Independent Newsmedia, a hyperlocal news chain with papers around the country, was part of the second cohort of the Local Media Association Lab for Journalism Funding. The organization joined with the goal of building an education lab in its Arizona newsrooms, but used the lessons from the lab when this new opportunity presented itself.

The cover from the May 2022 issue of Scottsdale Independent.

“I know what we sometimes want to accomplish as a news organization, but sometimes the community may not support what we want to do,” Bisson said. “Listen to them, hear what they’re saying, and then figure out — is there a way you can accomplish their key initiatives and their ideas?”

She also says she wouldn’t have been brave enough to ask for more without the influence of the Lab for Journalism Funding. One lesson was to account for and include all the relevant costs of reporting in the proposal, and ask for an amount that may be more than what’s traditionally been requested.

“And they may say no, but if you’d just asked for $10,000, but they really had $20,000 to give, that’s something,” Bisson said. “I think we all get price sensitive on all aspects of the business.”
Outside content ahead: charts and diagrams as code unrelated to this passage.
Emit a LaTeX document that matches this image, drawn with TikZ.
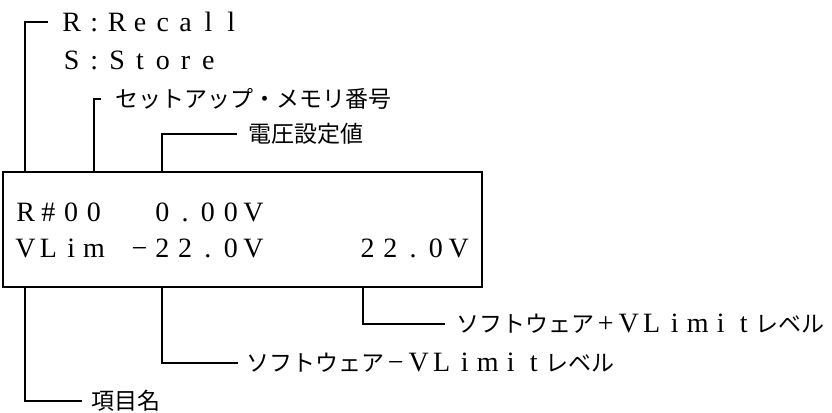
\documentclass[tikz,border=0pt]{standalone}
\usepackage{fontspec}
\setmainfont{Liberation Serif}
\newfontfamily\jpfont{Noto Sans CJK JP}
\usepackage{tikz}
\usetikzlibrary{positioning,calc}

% one character per fixed-width cell, as on the display
\newcommand\cells[2][22.8pt]{\foreach \ch in {#2}{\makebox[#1][c]{\ch}}}
\newcommand\jp[1]{{\jpfont\fontsize{23}{25}\selectfont #1}}

\tikzset{
  lbl/.style={anchor=west, inner sep=0pt, font=\fontsize{28}{30}\selectfont},
  jplbl/.style={anchor=west, inner sep=0pt, font=\jpfont\fontsize{23}{25}\selectfont},
  wire/.style={line width=1.1pt},
  frame/.style={draw, line width=2.2pt, minimum width=479pt, minimum height=115pt, inner sep=0pt}
}

\begin{document}
\begin{tikzpicture}[x=1pt, y=-1pt]
	\useasboundingbox (0,0) rectangle (832,412);

	% display
	\node[frame] (box) at (242.5,229.5) {};
	\node[lbl] (row1) at (14,212) {\cells{R,\#,0,0,{},{},0,.,0,0,V}};
	\node[lbl] (row2) at (14,248) {\cells{V,L,i,m,{},−,2,2,.,0,V,{},{},{},{},2,2,.,0,V}};

	% labels above
	\node[lbl] (recall) at (60,22) {\cells{R,:,R,e,c,a,l,l}};
	\node[lbl] (store) at (60,60) {\cells{S,:,S,t,o,r,e}};
	\node[jplbl] (setup) at (115,99) {セットアップ・メモリ番号};
	\node[jplbl] (volt) at (248,134) {電圧設定値};

	% labels below
	\node[lbl] (plus) at (456,324) {\jp{ソフトウェア}\cells[23pt]{+,V,L,i,m,i,t}\jp{レベル}};
	\node[lbl] (minus) at (246,363) {\jp{ソフトウェア}\cells[23pt]{−,V,L,i,m,i,t}\jp{レベル}};
	\node[jplbl] (item) at (91,401) {項目名};

	\coordinate (itemx) at (25,0);
	\coordinate (setupx) at (94,0);
	\coordinate (voltx) at (162,0);
	\coordinate (plusx) at (363,0);

	\draw[wire] ([xshift=-12pt]recall.west) -| (box.north -| itemx);
	\draw[wire] ([xshift=-14pt]setup.west) -| (box.north -| setupx);
	\draw[wire] ([xshift=-11pt]volt.west) -| (box.north -| voltx);
	\draw[wire] ([xshift=-9pt]item.west) -| (box.south -| itemx);
	\draw[wire] ([xshift=-8pt]minus.west) -| (box.south -| voltx);
	\draw[wire] ([xshift=-11pt]plus.west) -| (box.south -| plusx);
\end{tikzpicture}
\end{document}
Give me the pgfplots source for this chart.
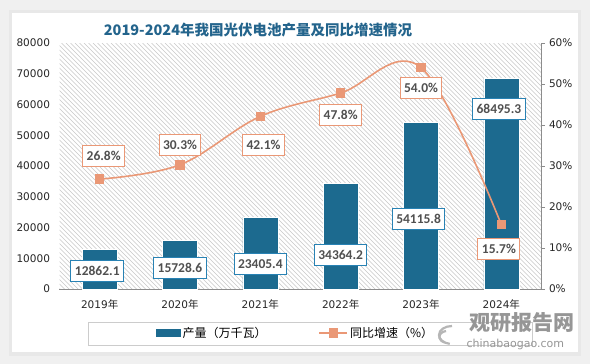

In the first edition sponsored by 72SOLD, the paper ran a front-page story explaining the new arrangement.

“Greg sponsored the publication solely to support local journalism, and he has no influence on that content,” Bisson said at the time. “His sponsorship also enables other types of business outside the real estate category to market in Scottsdale.”

Bisson said that the deal with 72SOLD allowed team members not to worry about other advertisers when they launched the new edition. But the popularity of the paper has meant that other advertisers have come to them. The paper had 31 advertisers in April, up from seven in October.

“If [Hague] decides not to renew next year, we now have enough advertising support to maintain the newspaper in Scottsdale in the southern portion of the city,” Bisson said.

Last month, Independent Newsmedia, again in partnership with 72SOLD, launched the Tempe Independent via direct mail. Almost immediately, the team began hearing from potential advertisers.

“We get calls every day to advertise with us,” Bisson said. “So newspapers are definitely not dead in the Phoenix market.”